Jay Gatsby was known for, amongst other things, being deceitful with a library of books that he had never read. After reading this scene from The Great Gatsby, I too can remember a time that I had purchased the beautiful 10-volume set of History of Mathematics, from a library’s nickle book sale, for the sole purpose of looking good on my bookshelf. One shelf below, I could recollect a pretty incredible collection of DVDs that was started right when DVDs became cool—around 1997—which are now breathing their last breath of relevance.
Media has a limited life cycle before it is quickly replaced by newer media. Much like how my DVDs replaced my VHS, and CDs replaced my compact cassettes—in fact, the last CD I purchased was in 1999, because it was much easier to have an MP3 library (and this was before portable music players).
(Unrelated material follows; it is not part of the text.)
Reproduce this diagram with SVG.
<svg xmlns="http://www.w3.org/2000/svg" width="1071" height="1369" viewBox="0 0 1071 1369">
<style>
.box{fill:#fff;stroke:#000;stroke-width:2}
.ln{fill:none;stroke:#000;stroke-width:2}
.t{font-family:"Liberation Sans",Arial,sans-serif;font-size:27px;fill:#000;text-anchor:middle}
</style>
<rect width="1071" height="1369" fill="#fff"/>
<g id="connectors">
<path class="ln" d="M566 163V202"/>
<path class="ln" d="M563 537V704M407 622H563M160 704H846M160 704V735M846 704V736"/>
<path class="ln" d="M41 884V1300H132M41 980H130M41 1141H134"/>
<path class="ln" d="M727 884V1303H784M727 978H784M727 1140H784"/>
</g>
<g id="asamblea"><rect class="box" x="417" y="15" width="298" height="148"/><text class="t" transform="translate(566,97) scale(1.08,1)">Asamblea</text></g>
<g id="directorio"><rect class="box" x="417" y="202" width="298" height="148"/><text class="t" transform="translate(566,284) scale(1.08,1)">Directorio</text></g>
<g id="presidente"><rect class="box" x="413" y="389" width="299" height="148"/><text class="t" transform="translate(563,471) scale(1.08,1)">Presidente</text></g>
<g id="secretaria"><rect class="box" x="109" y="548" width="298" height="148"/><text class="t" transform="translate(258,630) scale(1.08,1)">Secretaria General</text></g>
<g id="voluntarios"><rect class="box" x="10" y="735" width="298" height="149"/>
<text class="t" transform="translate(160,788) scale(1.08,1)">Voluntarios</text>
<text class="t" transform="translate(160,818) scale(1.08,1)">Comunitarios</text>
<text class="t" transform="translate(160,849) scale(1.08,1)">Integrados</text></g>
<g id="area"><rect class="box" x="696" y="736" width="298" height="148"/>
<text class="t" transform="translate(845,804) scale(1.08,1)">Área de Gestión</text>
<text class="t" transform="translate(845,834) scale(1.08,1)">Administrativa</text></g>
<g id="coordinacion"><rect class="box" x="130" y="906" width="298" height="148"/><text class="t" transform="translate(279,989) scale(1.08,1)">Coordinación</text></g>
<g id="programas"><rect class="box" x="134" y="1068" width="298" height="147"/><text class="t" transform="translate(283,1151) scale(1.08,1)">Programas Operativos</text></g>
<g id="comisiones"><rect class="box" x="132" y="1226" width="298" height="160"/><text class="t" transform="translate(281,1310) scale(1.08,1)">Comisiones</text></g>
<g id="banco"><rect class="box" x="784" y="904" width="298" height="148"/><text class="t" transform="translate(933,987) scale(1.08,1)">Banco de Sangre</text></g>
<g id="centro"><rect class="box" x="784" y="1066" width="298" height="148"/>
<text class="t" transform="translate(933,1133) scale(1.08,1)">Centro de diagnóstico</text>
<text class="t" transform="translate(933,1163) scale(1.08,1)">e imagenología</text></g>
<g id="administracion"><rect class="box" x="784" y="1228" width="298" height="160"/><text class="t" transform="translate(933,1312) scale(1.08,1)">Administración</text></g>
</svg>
We have come to an interesting point in our lives—our media is being replaced by the anti-media. Similar to how the Internet is competing with the printed word, digital bytes compete directly with physical digital media containers.
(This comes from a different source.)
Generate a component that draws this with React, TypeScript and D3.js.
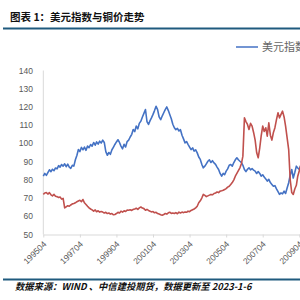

After installing my first Apple TV this past December, I realized that my shelves are going to be very lonely much sooner than I thought. Not only does Apple TV play my movies and music off of my computer (wirelessly, might I add) but, through services such as iTunes, I am able to buy and rent movies whenever the mood strikes my fancy. I don’t need to go to a store in hopes of them having the movie or album, nor do I need to order it on-line and wait for it to be mailed—I get the content I want, when I want it.
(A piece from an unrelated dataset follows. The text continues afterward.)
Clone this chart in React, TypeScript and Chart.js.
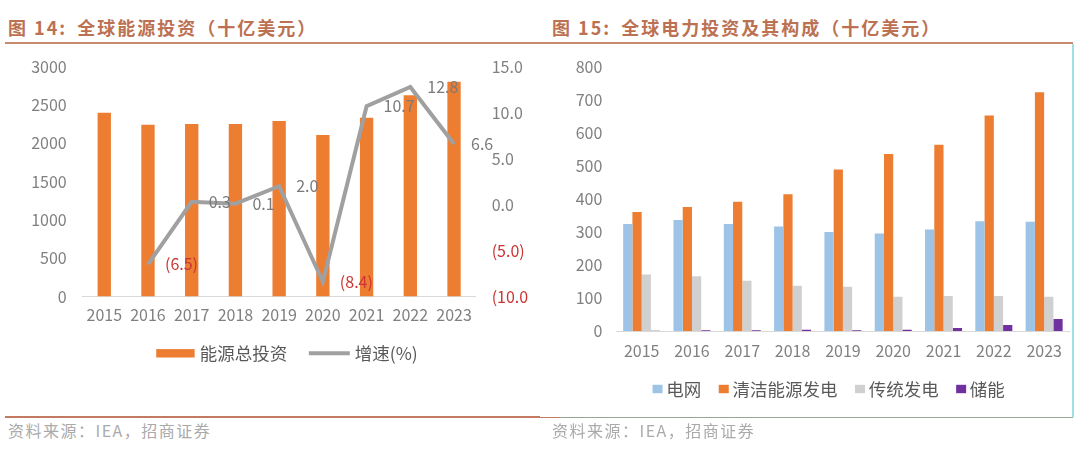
import React, { useEffect, useRef } from "react"
import { Chart, registerables } from "chart.js"

Chart.register(...registerables)

const FONT = "'Noto Sans CJK SC', 'Noto Sans', sans-serif"
Chart.defaults.font.family = FONT

// 图14 data
const years = ["2015", "2016", "2017", "2018", "2019", "2020", "2021", "2022", "2023"]
const totalInvest = [2400, 2243, 2252, 2252, 2292, 2109, 2335, 2627, 2804]
const growth = [null, -6.5, 0.3, 0.1, 2.0, -8.4, 10.7, 12.8, 6.6]

// 图15 data
const grid = [324, 336, 324, 316, 300, 295, 307, 332, 331]
const cleanPower = [360, 375, 391, 414, 489, 536, 564, 652, 723]
const fossilPower = [171, 166, 152, 137, 134, 104, 106, 106, 104]
const storage = [1, 2, 2, 4, 2, 4, 9, 18, 36]

const TICK = "#808080"
const LEGEND = "#595959"
const RED = "#cc3333"

const fmtPct = (v: number) => (v < 0 ? `(${Math.abs(v).toFixed(1)})` : v.toFixed(1))

// fixed axis width, and no extra space reserved for the end labels
const fixWidth = (w: number) => (s: any) => {
  s.width = w
  s.paddingTop = 0
  s.paddingBottom = 0
}

const lineLabels = {
  id: "lineLabels",
  afterDatasetsDraw(chart: any) {
    const ctx = chart.ctx
    chart.data.datasets.forEach((ds: any, i: number) => {
      if (ds.type !== "line") return
      const meta = chart.getDatasetMeta(i)
      meta.data.forEach((pt: any, j: number) => {
        const v = ds.data[j]
        if (v === null || v === undefined) return
        ctx.save()
        ctx.font = `16px ${FONT}`
        ctx.fillStyle = v < 0 ? RED : "#7a7a7a"
        ctx.textAlign = "left"
        ctx.textBaseline = "middle"
        ctx.fillText(fmtPct(v), pt.x + 17, pt.y)
        ctx.restore()
      })
    })
  },
}

// legend drawn on the canvas so swatch sizes and gaps can follow the original
interface LegendCfg {
  centerX: number
  y: number
  rectW: number
  rectH: number
  lineW: number
  textGap: number
  itemGap: number
}

function bottomLegend(cfg: LegendCfg) {
  return {
    id: "bottomLegend",
    afterDraw(chart: any) {
      const ctx = chart.ctx
      ctx.save()
      ctx.font = `17.5px ${FONT}`
      const items = chart.data.datasets.map((ds: any) => {
        const isLine = ds.type === "line"
        const sw = isLine ? cfg.lineW : cfg.rectW
        const tw = ctx.measureText(ds.label).width
        return { ds, isLine, sw, tw, w: sw + cfg.textGap + tw }
      })
      const total = items.reduce((a: number, it: any) => a + it.w, 0) + cfg.itemGap * (items.length - 1)
      let x = cfg.centerX - total / 2
      items.forEach((it: any) => {
        if (it.isLine) {
          ctx.strokeStyle = it.ds.borderColor
          ctx.lineWidth = 4
          ctx.beginPath()
          ctx.moveTo(x, cfg.y)
          ctx.lineTo(x + it.sw, cfg.y)
          ctx.stroke()
        } else {
          ctx.fillStyle = it.ds.backgroundColor
          ctx.fillRect(x, cfg.y - cfg.rectH / 2, it.sw, cfg.rectH)
        }
        ctx.fillStyle = LEGEND
        ctx.textAlign = "left"
        ctx.textBaseline = "middle"
        ctx.fillText(it.ds.label, x + it.sw + cfg.textGap, cfg.y)
        x += it.w + cfg.itemGap
      })
      ctx.restore()
    },
  }
}

function EnergyChart() {
  const ref = useRef<HTMLCanvasElement>(null)
  useEffect(() => {
    let chart: Chart | null = null
    if (ref.current) {
      chart = new Chart(ref.current, {
        type: "bar",
        data: {
          labels: years,
          datasets: [
            {
              type: "bar",
              label: "能源总投资",
              data: totalInvest,
              backgroundColor: "#ed7d31",
              barPercentage: 0.305,
              categoryPercentage: 1,
              yAxisID: "y",
              order: 1,
            },
            {
              type: "line",
              label: "增速(%)",
              data: growth,
              borderColor: "#a0a0a0",
              backgroundColor: "#a0a0a0",
              borderWidth: 4,
              pointRadius: 0,
              tension: 0,
              yAxisID: "y1",
              order: 0,
            },
          ] as any,
        },
        options: {
          animation: false,
          responsive: false,
          layout: { padding: { top: 20.7, left: 0, right: 0, bottom: 49.5 } },
          scales: {
            x: {
              grid: { display: false, drawTicks: false, tickLength: 0 },
              border: { display: true, color: "#d9d9d9", width: 1 },
              ticks: { color: TICK, font: { size: 16 }, padding: 9, maxRotation: 0 },
              afterFit: (s: any) => {
                s.height = 30
              },
            },
            y: {
              position: "left",
              min: 0,
              max: 3000,
              grid: { display: false, drawTicks: false, tickLength: 0 },
              border: { display: false },
              ticks: {
                stepSize: 500,
                color: TICK,
                font: { size: 16 },
                padding: 15.7,
                callback: (v: any) => String(v),
              },
              afterFit: fixWidth(82.4),
            },
            y1: {
              position: "right",
              min: -10,
              max: 15,
              grid: { display: false, drawTicks: false, tickLength: 0 },
              border: { display: false },
              ticks: {
                stepSize: 5,
                font: { size: 16 },
                padding: 15.8,
                color: (c: any) => (c.tick && c.tick.value < 0 ? RED : TICK),
                callback: (v: any) => fmtPct(Number(v)),
              },
              afterFit: fixWidth(64.1),
            },
          },
          plugins: {
            tooltip: { enabled: false },
            legend: { display: false },
          },
        } as any,
        plugins: [
          lineLabels,
          bottomLegend({ centerX: 287, y: 307.3, rectW: 38.4, rectH: 8.4, lineW: 41, textGap: 5, itemGap: 21.7 }),
        ],
      })
    }
    return () => {
      chart?.destroy()
    }
  }, [])
  return <canvas ref={ref} width={540} height={330} style={{ width: 540, height: 330 }} />
}

function PowerChart() {
  const ref = useRef<HTMLCanvasElement>(null)
  useEffect(() => {
    let chart: Chart | null = null
    if (ref.current) {
      const common = { barPercentage: 1, categoryPercentage: 0.735, borderWidth: 0 }
      chart = new Chart(ref.current, {
        type: "bar",
        data: {
          labels: years,
          datasets: [
            { label: "电网", data: grid, backgroundColor: "#9dc3e6", ...common },
            { label: "清洁能源发电", data: cleanPower, backgroundColor: "#ed7d31", ...common },
            { label: "传统发电", data: fossilPower, backgroundColor: "#d0d0d0", ...common },
            { label: "储能", data: storage, backgroundColor: "#7030a0", ...common },
          ],
        },
        options: {
          animation: false,
          responsive: false,
          layout: { padding: { top: 20.7, left: 0, right: 3.7, bottom: 61 } },
          scales: {
            x: {
              grid: { display: false, drawTicks: false, tickLength: 0 },
              border: { display: true, color: "#d9d9d9", width: 1 },
              ticks: { color: TICK, font: { size: 16 }, padding: 10.5, maxRotation: 0 },
              afterFit: (s: any) => {
                s.height = 30
              },
            },
            y: {
              min: 0,
              max: 800,
              grid: { display: false, drawTicks: false, tickLength: 0 },
              border: { display: false },
              ticks: {
                stepSize: 100,
                color: TICK,
                font: { size: 16 },
                padding: 14.2,
                callback: (v: any) => String(v),
              },
              afterFit: fixWidth(76.5),
            },
          },
          plugins: {
            tooltip: { enabled: false },
            legend: { display: false },
          },
        } as any,
        plugins: [
          bottomLegend({ centerX: 288.7, y: 343, rectW: 10, rectH: 8.4, lineW: 10, textGap: 3.7, itemGap: 17.5 }),
        ],
      })
    }
    return () => {
      chart?.destroy()
    }
  }, [])
  return <canvas ref={ref} width={533} height={376} style={{ width: 533, height: 376 }} />
}

const titleStyle: React.CSSProperties = {
  position: "absolute",
  top: 14,
  fontFamily: FONT,
  fontWeight: 700,
  fontSize: 18,
  letterSpacing: 2,
  color: "#bb7152",
  whiteSpace: "nowrap",
  lineHeight: "26px",
}

const footStyle: React.CSSProperties = {
  position: "absolute",
  top: 419,
  fontFamily: FONT,
  fontSize: 16,
  letterSpacing: 1.5,
  color: "#aaaaaa",
  whiteSpace: "nowrap",
  lineHeight: "22px",
}

export default function App() {
  return (
    <div
      style={{
        position: "absolute",
        left: 0,
        top: 0,
        width: 1080,
        height: 449,
        background: "#ffffff",
        overflow: "hidden",
      }}
    >
      <div style={{ ...titleStyle, left: 8 }}>
        图 14:<span style={{ marginLeft: 10 }}>全球能源投资（十亿美元）</span>
      </div>
      <div style={{ ...titleStyle, left: 552 }}>
        图 15:<span style={{ marginLeft: 10 }}>全球电力投资及其构成（十亿美元）</span>
      </div>
      <div style={{ position: "absolute", left: 5, top: 42, width: 1068, height: 2, background: "#c98a72" }} />
      <div style={{ position: "absolute", left: 1072, top: 44, width: 1.5, height: 373, background: "#9fdfe6" }} />

      <div style={{ position: "absolute", left: 0, top: 46, width: 529, height: 330, overflow: "hidden" }}>
        <EnergyChart />
      </div>
      <div style={{ position: "absolute", left: 540, top: 46, width: 533, height: 376 }}>
        <PowerChart />
      </div>

      <div style={{ position: "absolute", left: 5, top: 416, width: 535, height: 1.5, background: "#c27a62" }} />
      <div style={{ position: "absolute", left: 540, top: 416.5, width: 20, height: 1.5, background: "#c27a62" }} />
      <div style={{ position: "absolute", left: 560, top: 416.5, width: 513, height: 1.5, background: "#9aa596" }} />

      <div style={{ ...footStyle, left: 8 }}>资料来源：IEA，招商证券</div>
      <div style={{ ...footStyle, left: 552 }}>资料来源：IEA，招商证券</div>
    </div>
  )
}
The movie rental industry was first shaken up by NetFlix who would eliminate the rental fees and time/distance problems created by physical movie rental stores. To compete, these physical stores (i.e., Blockbuster), started to mail DVDs and offer a “return service” so people could drop off the rented DVDs at their stores. In 2004, Redbox was created as a viable rental option by placing vending machine style units at high-traffic areas (gas stations, etc) and offered an affordable rental plan ($1.00/day).
Amazon.com reported, on December 26th, that it sold more eBooks for the Kindle than physical books. Although the actual number is not revealed, it is interesting to see all fronts (books, music, and video) are making a very quick push to be digital.
Today, all we need is a hard drive (and a back-up hard drive to prevent against file corruption or data loss) and means to connect to that hard drive. If F. Scott Fitzgerald‘s wrote The Great Gatsby today instead of it 1925, what would Jay Gatsby have on his shelves? How does this affect child and parent interaction in education?